Social workers advise those who run into money woes in their retirement years to rejoin the workforce if they can. Alternatively, they encourage children to support their aged parents.

But as MP Irene Ng noted - not all of them are able to do that. 'Their children have their own families and financial commitments. Some of them have strained relationships with their children and cannot turn to them,' she added.

Mr Koh and Madam Chan, for instance, have little hope of turning to their three children for support. One is unemployed, another has a family to take care of, and the third does not even acknowledge them.

'They can't even take care of themselves, how are they to support us?'

The last option, said social worker Ms Ko, is to seek public assistance.

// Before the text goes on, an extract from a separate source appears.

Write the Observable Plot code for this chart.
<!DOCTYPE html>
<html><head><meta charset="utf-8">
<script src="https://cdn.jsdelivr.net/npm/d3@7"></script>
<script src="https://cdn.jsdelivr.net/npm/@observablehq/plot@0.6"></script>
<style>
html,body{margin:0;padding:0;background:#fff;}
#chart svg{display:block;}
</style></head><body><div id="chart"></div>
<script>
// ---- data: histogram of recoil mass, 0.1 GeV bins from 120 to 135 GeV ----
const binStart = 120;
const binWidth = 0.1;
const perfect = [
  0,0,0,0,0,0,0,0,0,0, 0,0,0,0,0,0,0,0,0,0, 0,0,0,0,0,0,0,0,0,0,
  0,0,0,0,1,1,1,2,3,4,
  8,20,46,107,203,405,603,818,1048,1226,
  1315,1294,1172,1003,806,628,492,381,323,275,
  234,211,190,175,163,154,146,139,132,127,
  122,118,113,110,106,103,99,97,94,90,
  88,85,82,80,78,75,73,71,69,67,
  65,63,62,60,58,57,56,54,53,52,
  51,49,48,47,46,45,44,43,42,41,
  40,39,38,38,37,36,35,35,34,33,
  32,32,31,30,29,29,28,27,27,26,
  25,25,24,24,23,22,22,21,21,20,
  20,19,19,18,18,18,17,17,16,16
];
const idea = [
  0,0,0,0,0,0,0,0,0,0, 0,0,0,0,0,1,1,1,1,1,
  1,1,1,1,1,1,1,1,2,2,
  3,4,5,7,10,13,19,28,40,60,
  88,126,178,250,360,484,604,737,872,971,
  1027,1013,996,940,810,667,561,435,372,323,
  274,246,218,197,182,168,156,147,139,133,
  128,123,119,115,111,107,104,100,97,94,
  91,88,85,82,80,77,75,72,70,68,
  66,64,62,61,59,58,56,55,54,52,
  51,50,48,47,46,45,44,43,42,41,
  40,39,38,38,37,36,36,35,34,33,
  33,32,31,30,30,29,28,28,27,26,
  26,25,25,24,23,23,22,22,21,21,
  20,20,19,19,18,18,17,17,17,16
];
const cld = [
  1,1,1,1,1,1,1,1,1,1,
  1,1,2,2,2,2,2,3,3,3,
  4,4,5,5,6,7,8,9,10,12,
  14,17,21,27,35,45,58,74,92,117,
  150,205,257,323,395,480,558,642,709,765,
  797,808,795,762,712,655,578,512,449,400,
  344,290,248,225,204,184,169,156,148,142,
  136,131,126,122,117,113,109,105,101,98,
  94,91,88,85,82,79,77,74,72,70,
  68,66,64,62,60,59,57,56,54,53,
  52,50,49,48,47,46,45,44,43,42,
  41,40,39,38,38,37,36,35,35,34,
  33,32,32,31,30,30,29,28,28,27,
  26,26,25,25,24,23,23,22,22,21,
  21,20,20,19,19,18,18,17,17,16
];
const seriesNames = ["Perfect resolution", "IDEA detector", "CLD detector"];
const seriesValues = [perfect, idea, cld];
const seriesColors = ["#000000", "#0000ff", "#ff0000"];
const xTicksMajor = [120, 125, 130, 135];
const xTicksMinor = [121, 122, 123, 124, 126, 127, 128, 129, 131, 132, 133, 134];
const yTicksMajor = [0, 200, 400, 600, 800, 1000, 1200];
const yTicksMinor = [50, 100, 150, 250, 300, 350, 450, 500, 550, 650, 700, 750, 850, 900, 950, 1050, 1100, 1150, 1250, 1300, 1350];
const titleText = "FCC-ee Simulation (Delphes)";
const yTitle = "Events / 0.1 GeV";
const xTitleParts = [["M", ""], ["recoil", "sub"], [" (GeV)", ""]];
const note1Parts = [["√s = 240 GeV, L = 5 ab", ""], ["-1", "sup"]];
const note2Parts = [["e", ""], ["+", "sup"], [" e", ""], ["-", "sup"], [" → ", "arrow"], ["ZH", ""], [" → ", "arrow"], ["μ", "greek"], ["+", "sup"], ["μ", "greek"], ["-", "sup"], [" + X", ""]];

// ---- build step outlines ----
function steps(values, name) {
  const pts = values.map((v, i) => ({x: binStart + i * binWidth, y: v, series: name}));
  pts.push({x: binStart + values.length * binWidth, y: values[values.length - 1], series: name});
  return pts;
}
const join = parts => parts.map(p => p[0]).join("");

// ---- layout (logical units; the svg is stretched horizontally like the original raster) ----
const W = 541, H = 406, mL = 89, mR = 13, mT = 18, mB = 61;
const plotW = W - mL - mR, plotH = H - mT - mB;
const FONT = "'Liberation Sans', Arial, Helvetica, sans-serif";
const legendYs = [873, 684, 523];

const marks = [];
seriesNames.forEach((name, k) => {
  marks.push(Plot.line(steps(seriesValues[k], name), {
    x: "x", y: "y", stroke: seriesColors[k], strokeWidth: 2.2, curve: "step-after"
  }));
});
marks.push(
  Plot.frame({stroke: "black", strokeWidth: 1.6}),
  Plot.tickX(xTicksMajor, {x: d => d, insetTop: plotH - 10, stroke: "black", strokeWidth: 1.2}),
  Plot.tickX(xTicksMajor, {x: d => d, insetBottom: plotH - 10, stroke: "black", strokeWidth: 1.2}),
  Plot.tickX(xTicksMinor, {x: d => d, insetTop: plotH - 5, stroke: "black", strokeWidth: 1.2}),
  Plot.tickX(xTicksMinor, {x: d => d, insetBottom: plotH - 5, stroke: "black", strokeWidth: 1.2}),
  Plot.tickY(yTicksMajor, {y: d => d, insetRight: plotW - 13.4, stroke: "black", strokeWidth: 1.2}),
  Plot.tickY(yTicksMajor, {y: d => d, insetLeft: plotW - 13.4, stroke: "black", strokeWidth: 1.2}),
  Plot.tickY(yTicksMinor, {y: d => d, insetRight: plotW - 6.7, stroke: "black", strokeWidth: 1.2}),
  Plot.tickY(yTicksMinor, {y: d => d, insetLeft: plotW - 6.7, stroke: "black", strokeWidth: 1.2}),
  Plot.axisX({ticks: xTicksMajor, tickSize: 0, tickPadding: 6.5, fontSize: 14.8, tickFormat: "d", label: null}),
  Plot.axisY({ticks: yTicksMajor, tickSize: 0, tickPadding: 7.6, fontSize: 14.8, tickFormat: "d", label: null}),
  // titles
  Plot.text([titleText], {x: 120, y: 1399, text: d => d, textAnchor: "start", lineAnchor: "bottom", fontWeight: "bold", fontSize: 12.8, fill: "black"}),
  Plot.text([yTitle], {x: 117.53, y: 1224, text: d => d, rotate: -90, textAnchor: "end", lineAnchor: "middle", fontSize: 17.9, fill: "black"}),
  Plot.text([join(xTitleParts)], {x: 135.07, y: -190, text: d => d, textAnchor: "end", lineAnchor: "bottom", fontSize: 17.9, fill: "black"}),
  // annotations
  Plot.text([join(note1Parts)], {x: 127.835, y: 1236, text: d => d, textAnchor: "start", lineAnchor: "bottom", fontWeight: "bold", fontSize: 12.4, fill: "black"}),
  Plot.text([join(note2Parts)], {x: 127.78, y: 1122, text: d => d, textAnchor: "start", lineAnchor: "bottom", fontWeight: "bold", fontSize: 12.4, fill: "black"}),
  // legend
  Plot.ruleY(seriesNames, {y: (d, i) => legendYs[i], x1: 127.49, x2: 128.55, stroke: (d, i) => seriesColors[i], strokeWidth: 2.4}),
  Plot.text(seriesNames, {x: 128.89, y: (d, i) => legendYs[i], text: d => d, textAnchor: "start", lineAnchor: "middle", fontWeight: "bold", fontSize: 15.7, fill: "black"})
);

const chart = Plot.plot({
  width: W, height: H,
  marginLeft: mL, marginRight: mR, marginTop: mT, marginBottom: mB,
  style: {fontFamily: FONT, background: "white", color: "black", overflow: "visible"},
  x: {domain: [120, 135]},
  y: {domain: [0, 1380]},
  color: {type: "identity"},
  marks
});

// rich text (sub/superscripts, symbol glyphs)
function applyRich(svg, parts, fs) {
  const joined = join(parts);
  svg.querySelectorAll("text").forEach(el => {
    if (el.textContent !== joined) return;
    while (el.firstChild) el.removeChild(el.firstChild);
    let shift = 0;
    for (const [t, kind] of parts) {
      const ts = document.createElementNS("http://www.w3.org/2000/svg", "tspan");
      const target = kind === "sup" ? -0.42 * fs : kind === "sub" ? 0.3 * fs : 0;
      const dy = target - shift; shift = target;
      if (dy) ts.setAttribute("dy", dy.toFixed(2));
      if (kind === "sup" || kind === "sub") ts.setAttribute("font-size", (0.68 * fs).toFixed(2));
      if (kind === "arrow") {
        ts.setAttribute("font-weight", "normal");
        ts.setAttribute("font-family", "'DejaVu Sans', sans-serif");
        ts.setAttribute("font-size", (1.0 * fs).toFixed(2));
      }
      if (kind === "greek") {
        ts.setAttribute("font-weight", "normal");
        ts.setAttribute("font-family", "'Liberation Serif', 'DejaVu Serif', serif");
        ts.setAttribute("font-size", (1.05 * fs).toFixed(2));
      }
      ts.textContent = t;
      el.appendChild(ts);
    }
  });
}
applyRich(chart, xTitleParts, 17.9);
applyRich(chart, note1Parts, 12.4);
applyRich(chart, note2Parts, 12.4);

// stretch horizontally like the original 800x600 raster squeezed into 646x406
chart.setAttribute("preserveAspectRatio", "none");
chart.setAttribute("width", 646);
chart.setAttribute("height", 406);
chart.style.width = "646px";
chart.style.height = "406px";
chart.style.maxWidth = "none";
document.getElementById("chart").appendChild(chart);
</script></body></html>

The Community Development Councils, for instance, provide financial schemes to help those who run out of money in old age.

But the easy way out is not for Mr Jeyaraman.

He would rather wash cars till 2am every day and eat simple food such as biscuits than depend on the state.

In broken English, he said: 'If I can work, I must work. No use sitting at home. I don't feel right asking for help.'

How three senior citizens spent their CPF savings

Mr Munisamy Jeyaraman, 80

Withdrew: $65,000

Spent on: Remitted all the money to wife and three children in India.

Now: Survives on a monthly salary of about $700 as a car washer.

Madam Ho Luan Eng,

Withdrew: $70,000

Spent on: Three-room HDB flat and late mother's medical bills - a total of $50,000

Now: Gets $300 from tenant and $250 from adopted daughter every month. Has $20,000 in CPF savings left.

70 Madam Nee Mohd Said, 60

Withdrew: $4,000

Spent on: Food and daily necessities over two years

Now: Draws a $300 monthly salary as a sweeper. Her husband works odd jobs to supplement the household income. They have four children aged 27 to 39.